L’Intrus

Paris 20e
du 12 au 30 novembre 2002

L’Intrus

Paru chez Galilée en 2000, L’Intrus explore, à partir d’une expérience intime – une transplantation du cœur – les thématiques de l’étrangeté, de l’étranger, de l’intrusion/extrusion : un texte aux résonances politiques sur l’Autre, en nous et à côté de nous.

Présentation
Introduction
Extrait
Un mot de l'auteur
Un mot du metteur en scène

Le « Tour de chauffe », c’est fini ! Des intervenants de disciplines diverses se sont succédés à Théâtre Ouvert : cinéastes, vidéaste, philosophes, comédiens, metteurs en scène, poètes, artistes peintres et plasticiens, journaliste. Le but de ces rencontres : réfléchir en compagnie du philosophe Jean-Luc Nancy et de ses invités, autour de différents thèmes. Les discussions ont abordé principalement les sujets de l’exclusion, l’étranger mercredi 16 octobre (projection de Paria le long métrage de Nicolas Klotz, et de Vers Nancy, court métrage de Claire Denis) ; du visible et de l’invisible, du rapport entre le théâtre et la philosophie jeudi 17 octobre ; de la peau, du toucher et du corps vendredi 18 octobre ; de la peinture samedi 19 octobre. 

Avec JL Nancy, N. Klotz, E. Perceval, B. Tackels, F. Tanguy, C. Triau, G. Tsaï, M. Grün, S. Israël-Jost, V. Lalucq, F. Nicolao, A. Samardzija, P. Beck, F. Ferrari, S Fritscher.

Ces rencontres et discussions de haut vol ont été imaginées comme un tour d’échauffement (l’entraînement du sportif avant la course !) avant L’Intrus, le spectacle mis en scène par Nicolas Klotz à Théâtre Ouvert du 12 au 30 novembre sur un essai de Jean-Luc Nancy. Une manière d’aborder, au théâtre, un thème cher au philosophe : l’étranger, l’étrangeté, à partir d’une expérience vécue, sa propre transplantation du cœur.

Nicolas Klotz crée sur le plateau un spectacle où le « je » du récit est démultiplié en 7 corps et voix. Les effets de chœur et d’harmonie alternent avec des instants plus chaotiques où chaque être humain semble isolé dans sa propre solitude. Comme une matérialisation sur le plateau de deux impressions au premier abord contradictoires, présentes simultanément dans le texte : la conscience d’appartenir à une unité et d’en être séparé. 
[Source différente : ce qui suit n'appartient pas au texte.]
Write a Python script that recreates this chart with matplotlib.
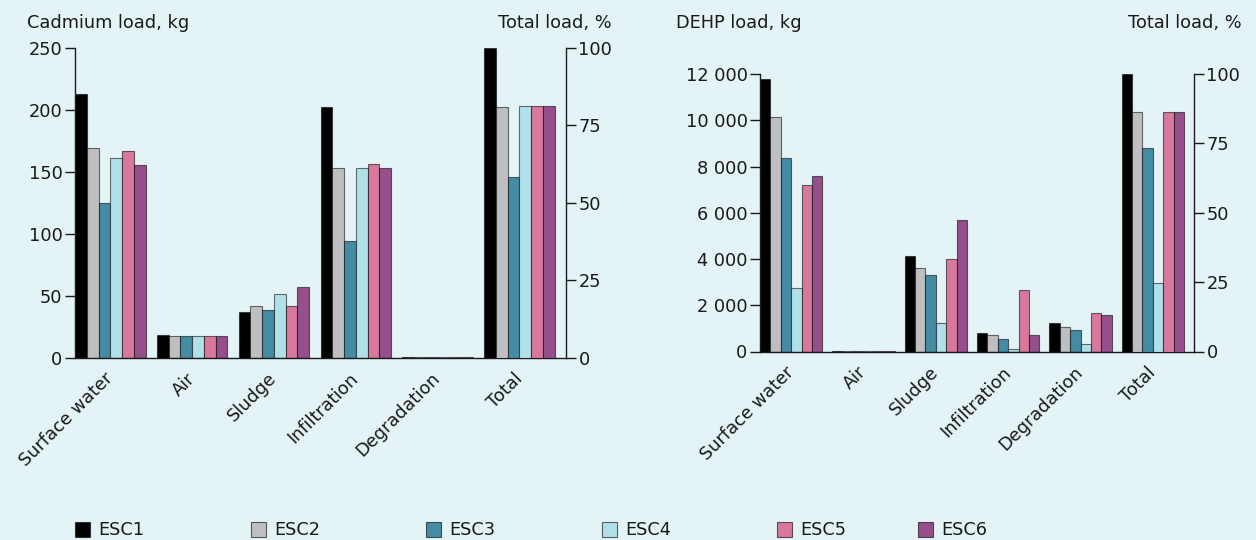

Sur le sol : des petites graines noires, un lustre avec de nombreuses bougies. L’atmosphère est au recueillement, à l’introspection. Les paroles, les gestes, les déplacements des acteurs-danseurs paraissent souvent lents : les spectateurs sont conviés à s’arrêter avec eux un moment, à quitter pour une heure et demie ce qui fait leur quotidien, pour partager le récit d’une expérience extra-ordinaire. La langue, limpide et poétique à la fois, avance pas à pas, pour nous faire ressentir l’indicible : l’expérience qui lie indissociablement vie et mort, l’intrusion/extrusion d’un cœur.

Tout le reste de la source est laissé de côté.